Bob's been everywhere, man. The stories roll out effortlessly, seamlessly, continually, and they're so wild and crazy you know they must be true. He was there in Austin when Jerry Jeff showed up from New York City. He was there in LA when Michael Murphey was searching for his first record deal. He's done solo gigs in Yemen, Pakistan, Africa – you name it, and traveled the world with Walker and Murphey and the Lost Gonzo Band. He's melded Indian ragas and western swing into “Country and Eastern” music. He was in Red River, New Mexico when Ray Hubbard wrote “He was born, in Oklahoma...”. And he draws on this whole journey for Up the Flatland Stairs, which harkens back to his growing up in the ever- unlikely but amazingly fertile musical breeding ground of Lubbock, Texas.
Bob includes nods to his old compadres Jerry Jeff Walker (“Shell Game”), Gary P.Nunn and the Lost Gonzo Band (“Public Domain”, “Caution to the Wind”), and early influences like Uncle Walt's Band, with a previously unreleased Walter Hyatt gem , “Early Days”. There are new co-writes with Bob's many stellar songwriting friends, like John Hadley (“A Few Things Right”), Laurie Turner (“That's the Way Things Go” - also featuring a brilliant duet vocal with Eliza Gilkyson), Susan Herndon (the whimsical “You Got My Goat”), and a new/old co-write with Michael Martin Murphey (“It Just Might Be Your Lovin'”), a song that Murphey had started decades ago, never finished and basically lost, until Bob resurrected it from his own archives and completed it. Fellow Lubbock native, playwright, poet, singer-songwriter and music folklorist Andy Wilkinson co-wrote the beautiful and delicate “Cowgirl's Lullaby” with Bob, also featuring a beautiful duet with rising vocal star Kelley Mickwee, formerly of the Trishas and currently touring with Shinyribs. Bob's new song “Can't Get Enough of It” is a moving and poignant look back at it all, acknowledging the preciousness of these moments when seen through the lens of a life well lived.

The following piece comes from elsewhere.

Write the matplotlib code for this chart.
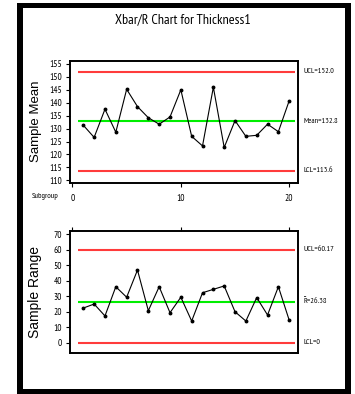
import matplotlib
matplotlib.use("Agg")
import matplotlib.pyplot as plt
import matplotlib.transforms as mtransforms
from matplotlib.patches import Rectangle
from matplotlib import font_manager as fm

# ---------------- data ----------------
subgroups = list(range(1, 21))
sample_mean = [131.3, 126.6, 137.5, 128.6, 145.2, 138.5, 134.2, 131.7, 134.5, 145.0,
               127.0, 123.3, 146.0, 122.7, 133.1, 127.0, 127.4, 131.7, 128.8, 140.8]
sample_range = [22.4, 25.0, 17.3, 36.2, 29.4, 47.0, 20.7, 36.2, 19.4, 29.4,
                14.0, 32.3, 34.5, 36.7, 20.0, 14.0, 29.2, 17.9, 36.2, 14.5]
mean_limits = {"UCL": 152.0, "Mean": 132.8, "LCL": 113.6}
range_limits = {"UCL": 60.17, "R": 26.38, "LCL": 0.0}
mean_labels = ["UCL=152.0", "Mean=132.8", "LCL=113.6"]
range_labels = ["UCL=60.17", "R\u0304=26.38", "LCL=0"]
mean_yticks = [110, 115, 120, 125, 130, 135, 140, 145, 150, 155]
range_yticks = [0, 10, 20, 30, 40, 50, 60, 70]
xticks = [0, 10, 20]
title = "Xbar/R Chart for Thickness1"


# ---------------- fonts ----------------
def find_narrow():
    best, best_score = None, -1
    for f in fm.fontManager.ttflist:
        name = f.name
        fn = f.fname.lower()
        score = 0
        if "narrow" in name.lower() or "narrow" in fn:
            score = 50
        elif "condensed" in name.lower() or "condensed" in fn or str(f.stretch) in ("condensed", "semi-condensed", "extra-condensed"):
            score = 30
            if "semi" in fn or "semi" in name.lower():
                score -= 5
            if "extra" in fn or "extra" in name.lower():
                score -= 3
        else:
            continue
        if "sans" in name.lower():
            score += 10
        if "mono" in name.lower() or ("serif" in name.lower() and "sans" not in name.lower()):
            score -= 20
        if f.style != "normal":
            score -= 15
        if any(k in fn for k in ("bold", "italic", "light", "thin", "black", "medium")):
            score -= 15
        if score > best_score:
            best, best_score = f, score
    if best is None:
        return fm.FontProperties(family=["Liberation Sans", "DejaVu Sans"])
    return fm.FontProperties(family=[best.name, "DejaVu Sans"],
                             stretch=best.stretch, weight=best.weight,
                             style=best.style)


NARROW_FP = find_narrow()
REG_FP = fm.FontProperties(family=["Liberation Sans", "DejaVu Sans"])

W, H = 355, 394
fig = plt.figure(figsize=(W / 100, H / 100), dpi=100)
fig.patch.set_facecolor("white")

# outer black frame
fig.patches.append(Rectangle((17.3 / W, 0), (350.7 - 17.3) / W, 1 - 3.3 / H,
                             transform=fig.transFigure, facecolor="black",
                             edgecolor="none", zorder=-2))
fig.patches.append(Rectangle((23.3 / W, 1 - 389.3 / H), (345 - 23.3) / W,
                             (389.3 - 8.3) / H, transform=fig.transFigure,
                             facecolor="white", edgecolor="none", zorder=-1))

ax_left = 70 / W
ax_w = (298 - 70) / W
ax1 = fig.add_axes([ax_left, 1 - 182.5 / H, ax_w, (182.5 - 61) / H])
ax2 = fig.add_axes([ax_left, 1 - 353 / H, ax_w, (353 - 231) / H])

RED = "#ff3b3b"
GREEN = "#00ee00"

renderer = fig.canvas.get_renderer()


def fit_width(t, target, vertical=False):
    bb = t.get_window_extent(renderer)
    cur = bb.height if vertical else bb.width
    if cur > 0:
        t.set_fontsize(t.get_fontsize() * target / cur)
    return t.get_fontsize()


# measure tick label size with the narrow font
probe = fig.text(0, 0, "155", fontproperties=NARROW_FP, fontsize=7)
tick_fs = fit_width(probe, 12.7)
probe.remove()

right_texts = []


def style(ax, ylim, yticks, ylabel, label_len):
    ax.set_facecolor("white")
    ax.set_xlim(-0.227, 20.81)
    ax.set_ylim(*ylim)
    ax.set_yticks(yticks)
    ax.set_xticks(xticks)
    for s in ax.spines.values():
        s.set_linewidth(1.4)
        s.set_color("black")
    ax.tick_params(axis="y", direction="out", length=3, width=0.8, pad=2.6,
                   labelsize=tick_fs)
    for lab in ax.get_yticklabels():
        lab.set_fontproperties(NARROW_FP)
        lab.set_fontsize(tick_fs)
    yl = ax.set_ylabel(ylabel, fontproperties=REG_FP, fontsize=9.6)
    fit_width(yl, label_len, vertical=True)
    ax.yaxis.set_label_coords(-0.123, 0.5)


def draw(ax, values, limits, labels, colors):
    keys = list(limits.keys())
    for k, c in zip(keys, colors):
        ax.hlines(limits[k], 0.5, 20.5, color=c, linewidth=1.5, zorder=2)
    ax.plot(subgroups, values, color="black", linewidth=0.8, marker="o",
            markersize=1.8, zorder=3)
    tr = mtransforms.blended_transform_factory(ax.transAxes, ax.transData)
    for k, lab in zip(keys, labels):
        t = ax.text(1.023, limits[k], lab, transform=tr, ha="left", va="center",
                    fontproperties=NARROW_FP, fontsize=6.3, clip_on=False)
        right_texts.append(t)


style(ax1, (109.15, 156.14), mean_yticks, "Sample Mean", 82)
draw(ax1, sample_mean, mean_limits, mean_labels, [RED, GREEN, RED])
ax1.tick_params(axis="x", direction="out", length=3, width=0.8, pad=5,
                labelsize=tick_fs, bottom=True, top=False)
for lab in ax1.get_xticklabels():
    lab.set_fontproperties(NARROW_FP)
    lab.set_fontsize(tick_fs)

style(ax2, (-6.68, 72.25), range_yticks, "Sample Range", 92)
draw(ax2, sample_range, range_limits, range_labels, [RED, GREEN, RED])
ax2.tick_params(axis="x", direction="out", length=3, width=0.8,
                bottom=False, top=True, labelbottom=False, labeltop=False)

# right-hand limit labels share one size fitted to "UCL=152.0"
lab_fs = fit_width(right_texts[0], 30.7)
for t in right_texts:
    t.set_fontsize(lab_fs)

sub = fig.text(31.7 / W, 1 - 196.7 / H, "Subgroup", ha="left", va="center",
               fontproperties=NARROW_FP, fontsize=6.3)
fit_width(sub, 27.6)
ttl = fig.text(182.5 / W, 1 - 20 / H, title, ha="center", va="center",
               fontproperties=NARROW_FP, fontsize=9.6)
fit_width(ttl, 135)

fig.savefig("out.png", dpi=100)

All in all, Up the Flatland Stairs is a truly brilliant statement of someone who's pretty much seen it all, yet is still an active and vital artistic voice, still walking the path, still exploring, and still doing it all with a twinkle in his eye. The loving co- production of Don Richmond and Howlin' Dog Records ranges from delicate acoustic to driving electric, from a spare and single thread to a tapestry of instruments weaving together – always seeking to give each song just what it wants. The rich and varied landscape makes for a most interesting journey.